**SOURCE MATERIAL:**
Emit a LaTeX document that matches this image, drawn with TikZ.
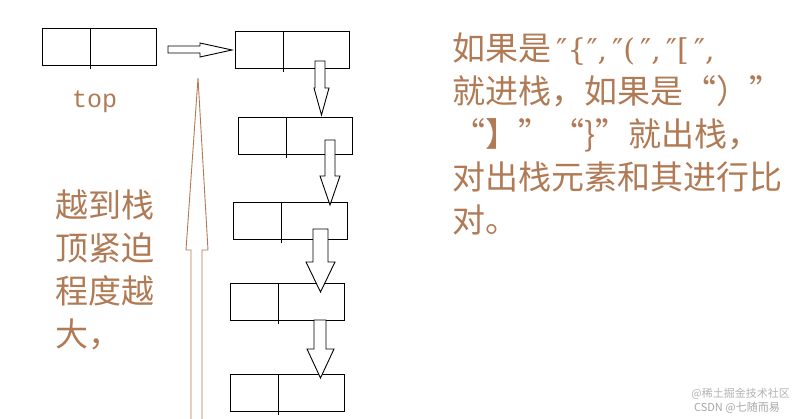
\documentclass[tikz,border=0pt]{standalone}
\usepackage{fontspec}
\newfontfamily\cjk{Noto Sans CJK SC}
\newfontfamily\monof{Liberation Mono}
\newfontfamily\serf{DejaVu Serif}
\definecolor{br}{HTML}{B07A55}
\begin{document}
\begin{tikzpicture}[x=1pt,y=-1pt,
  cell/.style={draw,line width=0.9pt},
  blk/.style={draw,line width=0.9pt,fill=white},
  ctext/.style={font=\cjk\fontsize{33}{33}\selectfont,text=br,anchor=base west,inner sep=0pt}]
\useasboundingbox (0,0) rectangle (796,419);
% boxes
\foreach \n/\x/\y/\d in {b0/42/28/90,b1/235/31/283,b2/238/117/286,b3/233/202/281,b4/230/283/278,b5/230/374/278}{
  \draw[cell] (\x,\y) rectangle ++(114,37);
  \draw[cell] (\d,\y) -- (\d,\y+41);
  \coordinate (\n) at (\x,\y);
}
% right arrow
\draw[blk] (168,46) -- (200,46) -- (200,43) -- (232,50) -- (200,57) -- (200,53) -- (168,53) -- cycle;
% down arrows
\foreach \l/\r/\t/\h/\hl/\hr/\tip in {315/325/61/88/314/329/115, 325/335/140/176/320/340/205, 313/328/229/262/306/335/292, 314/326/320/349/307/334/378}{
  \draw[blk] (\l,\t) -- (\r,\t) -- (\r,\h) -- (\hr,\h) -- ({(\hl+\hr)/2},\tip) -- (\hl,\h) -- (\l,\h) -- cycle;
}
% brown up arrow
\draw[br,line width=0.9pt] (191,419) -- (191,250) -- (186,250) -- (198,78) -- (208,250) -- (202,250) -- (202,419);
% texts
\node[font=\monof\fontsize{25}{25}\selectfont,text=br,anchor=base west,inner sep=0pt] (top) at (72,108) {top};
\node[ctext] (l1) at (55,218) {越到栈};
\node[ctext] (l2) at (55,261) {顶紧迫};
\node[ctext] (l3) at (55,304) {程度越};
\node[ctext] (l4) at (55,347) {大，};
\node[ctext] (r1) at (452,61) {如果是{\serf\fontsize{30}{30}\selectfont\,″\{″,\,″(\,″,\,″[\,″,}};
\node[ctext] (r2) at (452,104) {就进栈，如果是“）”};
\node[ctext] (r3) at (452,147) {“】”“\}”就出栈，};
\node[ctext] (r4) at (452,190) {对出栈元素和其进行比};
\node[ctext] (r5) at (452,233) {对。};
\node[font=\cjk\fontsize{11}{11}\selectfont,text=gray!60,anchor=base east,inner sep=0pt] (wm1) at (790,398) {@稀土掘金技术社区};
\node[font=\cjk\fontsize{11}{11}\selectfont,text=gray!70,anchor=base east,inner sep=0pt] (wm2) at (780,412) {CSDN @七随而易};
\end{tikzpicture}
\end{document}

**WHAT THE EXERCISE ASKS:** Return each line of the data, keeping its wording exact and omitting pictures.

**TASK ANSWER:**
Emit a LaTeX document that matches this image, drawn with TikZ.
\documentclass[tikz,border=0pt]{standalone}
\usepackage{fontspec}
\newfontfamily\cjk{Noto Sans CJK SC}
\newfontfamily\monof{Liberation Mono}
\newfontfamily\serf{DejaVu Serif}
\definecolor{br}{HTML}{B07A55}
\begin{document}
\begin{tikzpicture}[x=1pt,y=-1pt,
  cell/.style={draw,line width=0.9pt},
  blk/.style={draw,line width=0.9pt,fill=white},
  ctext/.style={font=\cjk\fontsize{33}{33}\selectfont,text=br,anchor=base west,inner sep=0pt}]
\useasboundingbox (0,0) rectangle (796,419);
% boxes
\foreach \n/\x/\y/\d in {b0/42/28/90,b1/235/31/283,b2/238/117/286,b3/233/202/281,b4/230/283/278,b5/230/374/278}{
  \draw[cell] (\x,\y) rectangle ++(114,37);
  \draw[cell] (\d,\y) -- (\d,\y+41);
  \coordinate (\n) at (\x,\y);
}
% right arrow
\draw[blk] (168,46) -- (200,46) -- (200,43) -- (232,50) -- (200,57) -- (200,53) -- (168,53) -- cycle;
% down arrows
\foreach \l/\r/\t/\h/\hl/\hr/\tip in {315/325/61/88/314/329/115, 325/335/140/176/320/340/205, 313/328/229/262/306/335/292, 314/326/320/349/307/334/378}{
  \draw[blk] (\l,\t) -- (\r,\t) -- (\r,\h) -- (\hr,\h) -- ({(\hl+\hr)/2},\tip) -- (\hl,\h) -- (\l,\h) -- cycle;
}
% brown up arrow
\draw[br,line width=0.9pt] (191,419) -- (191,250) -- (186,250) -- (198,78) -- (208,250) -- (202,250) -- (202,419);
% texts
\node[font=\monof\fontsize{25}{25}\selectfont,text=br,anchor=base west,inner sep=0pt] (top) at (72,108) {top};
\node[ctext] (l1) at (55,218) {越到栈};
\node[ctext] (l2) at (55,261) {顶紧迫};
\node[ctext] (l3) at (55,304) {程度越};
\node[ctext] (l4) at (55,347) {大，};
\node[ctext] (r1) at (452,61) {如果是{\serf\fontsize{30}{30}\selectfont\,″\{″,\,″(\,″,\,″[\,″,}};
\node[ctext] (r2) at (452,104) {就进栈，如果是“）”};
\node[ctext] (r3) at (452,147) {“】”“\}”就出栈，};
\node[ctext] (r4) at (452,190) {对出栈元素和其进行比};
\node[ctext] (r5) at (452,233) {对。};
\node[font=\cjk\fontsize{11}{11}\selectfont,text=gray!60,anchor=base east,inner sep=0pt] (wm1) at (790,398) {@稀土掘金技术社区};
\node[font=\cjk\fontsize{11}{11}\selectfont,text=gray!70,anchor=base east,inner sep=0pt] (wm2) at (780,412) {CSDN @七随而易};
\end{tikzpicture}
\end{document}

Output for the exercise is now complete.